Task to complete - Repeat all of the material below exactly as written, images excluded.

Source excerpt -

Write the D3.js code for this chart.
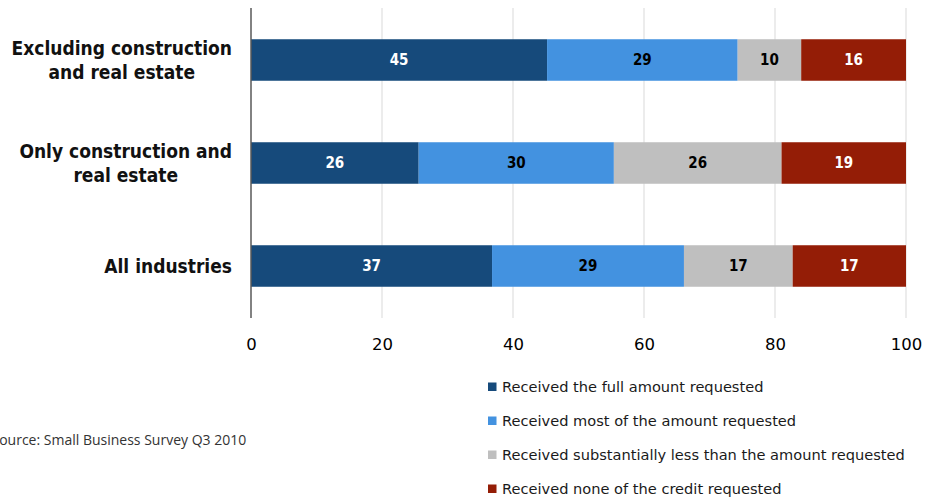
<!DOCTYPE html>
<html>
<head>
<meta charset="utf-8">
<script src="https://cdn.jsdelivr.net/npm/d3@7"></script>
<style>
  html, body { margin: 0; padding: 0; background: #fff; }
  svg { display: block; }
</style>
</head>
<body>
<svg id="chart" width="938" height="497"></svg>
<script>
// Credit outcomes by industry group (percent of applicants)
const categories = [
  "Excluding construction and real estate",
  "Only construction and real estate",
  "All industries"
];
const categoryLines = [
  ["Excluding construction", "and real estate"],
  ["Only construction and", "real estate"],
  ["All industries"]
];
const seriesNames = [
  "Received the full amount requested",
  "Received most of the amount requested",
  "Received substantially less than the amount requested",
  "Received none of the credit requested"
];
const fullAmount   = [45.2, 25.6, 36.8];
const mostAmount   = [29.1, 29.8, 29.3];
const lessAmount   = [9.7, 25.6, 16.6];
const noneAmount   = [16.0, 19.0, 17.3];
const tickValues   = [0, 20, 40, 60, 80, 100];
const sourceNote   = "Source: Small Business Survey Q3 2010";

const colors = ["#164a7b", "#4392e0", "#bfbfbf", "#941d06"];
const labelColors = ["#ffffff", "#000000", "#000000", "#ffffff"];

const seriesValues = [fullAmount, mostAmount, lessAmount, noneAmount];
const rows = categories.map((c, i) => {
  const r = { category: c };
  seriesNames.forEach((s, j) => { r[s] = seriesValues[j][i]; });
  return r;
});
const stacked = d3.stack().keys(seriesNames)(rows);

const svg = d3.select("#chart");
const x = d3.scaleLinear().domain([0, 100]).range([251, 906]);
const y = d3.scaleBand().domain(categories).range([8.5, 317.5]).paddingInner(0.597).paddingOuter(0.2985);

// vertical gridlines
svg.append("g")
  .selectAll("line")
  .data(tickValues.filter(t => t > 0))
  .join("line")
  .attr("x1", d => x(d)).attr("x2", d => x(d))
  .attr("y1", 8).attr("y2", 318)
  .attr("stroke", "#d9d9d9").attr("stroke-width", 1);

// stacked bars
const layer = svg.append("g")
  .selectAll("g")
  .data(stacked)
  .join("g")
  .attr("fill", (d, i) => colors[i]);

layer.selectAll("rect")
  .data(d => d.map(p => ({ p, key: d.key })))
  .join("rect")
  .attr("x", d => x(d.p[0]))
  .attr("width", d => x(d.p[1]) - x(d.p[0]))
  .attr("y", d => y(d.p.data.category))
  .attr("height", y.bandwidth());

// value labels
const fmt = d3.format(".0f");
stacked.forEach((s, i) => {
  svg.append("g")
    .selectAll("text")
    .data(s)
    .join("text")
    .attr("x", d => (x(d[0]) + x(d[1])) / 2)
    .attr("y", d => y(d.data.category) + y.bandwidth() / 2)
    .attr("dy", "0.36em")
    .attr("text-anchor", "middle")
    .attr("font-family", "'DejaVu Sans Condensed', 'DejaVu Sans', sans-serif")
    .attr("font-weight", "bold")
    .attr("font-size", 15)
    .attr("fill", labelColors[i])
    .text(d => fmt(d[1] - d[0]));
});

// left axis line
svg.append("line")
  .attr("x1", 251).attr("x2", 251)
  .attr("y1", 8).attr("y2", 318)
  .attr("stroke", "#595959").attr("stroke-width", 1.5);

// x tick labels
const xAxis = d3.axisBottom(x).tickValues(tickValues).tickSize(0).tickPadding(0).tickFormat(d3.format("d"));
const gx = svg.append("g").attr("transform", "translate(0,338)").call(xAxis);
gx.select(".domain").remove();
gx.selectAll("text")
  .attr("font-family", "'DejaVu Sans', sans-serif")
  .attr("font-size", 16.5)
  .attr("fill", "#000");

// category labels: block right-aligned, lines centred within the block
const catG = svg.append("g");
const catRight = 232;
categories.forEach((c, i) => {
  const lines = categoryLines[i];
  const cy = y(c) + y.bandwidth() / 2;
  const lh = 24;
  const t = catG.append("text")
    .attr("text-anchor", "middle")
    .attr("font-family", "'DejaVu Sans Condensed', 'DejaVu Sans', sans-serif")
    .attr("font-weight", "bold")
    .attr("font-size", 19)
    .attr("fill", "#111");
  const spans = lines.map((ln, k) => t.append("tspan")
    .attr("y", cy + (k - (lines.length - 1) / 2) * lh)
    .attr("dy", "0.36em")
    .text(ln));
  const maxW = d3.max(spans, s => s.node().getComputedTextLength());
  spans.forEach(s => s.attr("x", catRight - maxW / 2));
});

// legend
const legend = svg.append("g")
  .selectAll("g")
  .data(seriesNames)
  .join("g")
  .attr("transform", (d, i) => `translate(488,${387 + i * 34})`);
legend.append("rect")
  .attr("x", 0).attr("y", -4.5).attr("width", 8.5).attr("height", 8.5)
  .attr("fill", (d, i) => colors[i]);
legend.append("text")
  .attr("x", 14).attr("y", 0).attr("dy", "0.36em")
  .attr("font-family", "'DejaVu Sans', sans-serif")
  .attr("font-size", 14.6)
  .attr("fill", "#1a1a1a")
  .text(d => d);

// source note
svg.append("text")
  .attr("x", -8.5).attr("y", 440).attr("dy", "0.36em")
  .attr("font-family", "'Open Sans', 'Liberation Sans', sans-serif")
  .attr("font-size", 14)
  .attr("fill", "#333")
  .text(sourceNote);
</script>
</body>
</html>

Complete response -
Write the D3.js code for this chart.
<!DOCTYPE html>
<html>
<head>
<meta charset="utf-8">
<script src="https://cdn.jsdelivr.net/npm/d3@7"></script>
<style>
  html, body { margin: 0; padding: 0; background: #fff; }
  svg { display: block; }
</style>
</head>
<body>
<svg id="chart" width="938" height="497"></svg>
<script>
// Credit outcomes by industry group (percent of applicants)
const categories = [
  "Excluding construction and real estate",
  "Only construction and real estate",
  "All industries"
];
const categoryLines = [
  ["Excluding construction", "and real estate"],
  ["Only construction and", "real estate"],
  ["All industries"]
];
const seriesNames = [
  "Received the full amount requested",
  "Received most of the amount requested",
  "Received substantially less than the amount requested",
  "Received none of the credit requested"
];
const fullAmount   = [45.2, 25.6, 36.8];
const mostAmount   = [29.1, 29.8, 29.3];
const lessAmount   = [9.7, 25.6, 16.6];
const noneAmount   = [16.0, 19.0, 17.3];
const tickValues   = [0, 20, 40, 60, 80, 100];
const sourceNote   = "Source: Small Business Survey Q3 2010";

const colors = ["#164a7b", "#4392e0", "#bfbfbf", "#941d06"];
const labelColors = ["#ffffff", "#000000", "#000000", "#ffffff"];

const seriesValues = [fullAmount, mostAmount, lessAmount, noneAmount];
const rows = categories.map((c, i) => {
  const r = { category: c };
  seriesNames.forEach((s, j) => { r[s] = seriesValues[j][i]; });
  return r;
});
const stacked = d3.stack().keys(seriesNames)(rows);

const svg = d3.select("#chart");
const x = d3.scaleLinear().domain([0, 100]).range([251, 906]);
const y = d3.scaleBand().domain(categories).range([8.5, 317.5]).paddingInner(0.597).paddingOuter(0.2985);

// vertical gridlines
svg.append("g")
  .selectAll("line")
  .data(tickValues.filter(t => t > 0))
  .join("line")
  .attr("x1", d => x(d)).attr("x2", d => x(d))
  .attr("y1", 8).attr("y2", 318)
  .attr("stroke", "#d9d9d9").attr("stroke-width", 1);

// stacked bars
const layer = svg.append("g")
  .selectAll("g")
  .data(stacked)
  .join("g")
  .attr("fill", (d, i) => colors[i]);

layer.selectAll("rect")
  .data(d => d.map(p => ({ p, key: d.key })))
  .join("rect")
  .attr("x", d => x(d.p[0]))
  .attr("width", d => x(d.p[1]) - x(d.p[0]))
  .attr("y", d => y(d.p.data.category))
  .attr("height", y.bandwidth());

// value labels
const fmt = d3.format(".0f");
stacked.forEach((s, i) => {
  svg.append("g")
    .selectAll("text")
    .data(s)
    .join("text")
    .attr("x", d => (x(d[0]) + x(d[1])) / 2)
    .attr("y", d => y(d.data.category) + y.bandwidth() / 2)
    .attr("dy", "0.36em")
    .attr("text-anchor", "middle")
    .attr("font-family", "'DejaVu Sans Condensed', 'DejaVu Sans', sans-serif")
    .attr("font-weight", "bold")
    .attr("font-size", 15)
    .attr("fill", labelColors[i])
    .text(d => fmt(d[1] - d[0]));
});

// left axis line
svg.append("line")
  .attr("x1", 251).attr("x2", 251)
  .attr("y1", 8).attr("y2", 318)
  .attr("stroke", "#595959").attr("stroke-width", 1.5);

// x tick labels
const xAxis = d3.axisBottom(x).tickValues(tickValues).tickSize(0).tickPadding(0).tickFormat(d3.format("d"));
const gx = svg.append("g").attr("transform", "translate(0,338)").call(xAxis);
gx.select(".domain").remove();
gx.selectAll("text")
  .attr("font-family", "'DejaVu Sans', sans-serif")
  .attr("font-size", 16.5)
  .attr("fill", "#000");

// category labels: block right-aligned, lines centred within the block
const catG = svg.append("g");
const catRight = 232;
categories.forEach((c, i) => {
  const lines = categoryLines[i];
  const cy = y(c) + y.bandwidth() / 2;
  const lh = 24;
  const t = catG.append("text")
    .attr("text-anchor", "middle")
    .attr("font-family", "'DejaVu Sans Condensed', 'DejaVu Sans', sans-serif")
    .attr("font-weight", "bold")
    .attr("font-size", 19)
    .attr("fill", "#111");
  const spans = lines.map((ln, k) => t.append("tspan")
    .attr("y", cy + (k - (lines.length - 1) / 2) * lh)
    .attr("dy", "0.36em")
    .text(ln));
  const maxW = d3.max(spans, s => s.node().getComputedTextLength());
  spans.forEach(s => s.attr("x", catRight - maxW / 2));
});

// legend
const legend = svg.append("g")
  .selectAll("g")
  .data(seriesNames)
  .join("g")
  .attr("transform", (d, i) => `translate(488,${387 + i * 34})`);
legend.append("rect")
  .attr("x", 0).attr("y", -4.5).attr("width", 8.5).attr("height", 8.5)
  .attr("fill", (d, i) => colors[i]);
legend.append("text")
  .attr("x", 14).attr("y", 0).attr("dy", "0.36em")
  .attr("font-family", "'DejaVu Sans', sans-serif")
  .attr("font-size", 14.6)
  .attr("fill", "#1a1a1a")
  .text(d => d);

// source note
svg.append("text")
  .attr("x", -8.5).attr("y", 440).attr("dy", "0.36em")
  .attr("font-family", "'Open Sans', 'Liberation Sans', sans-serif")
  .attr("font-size", 14)
  .attr("fill", "#333")
  .text(sourceNote);
</script>
</body>
</html>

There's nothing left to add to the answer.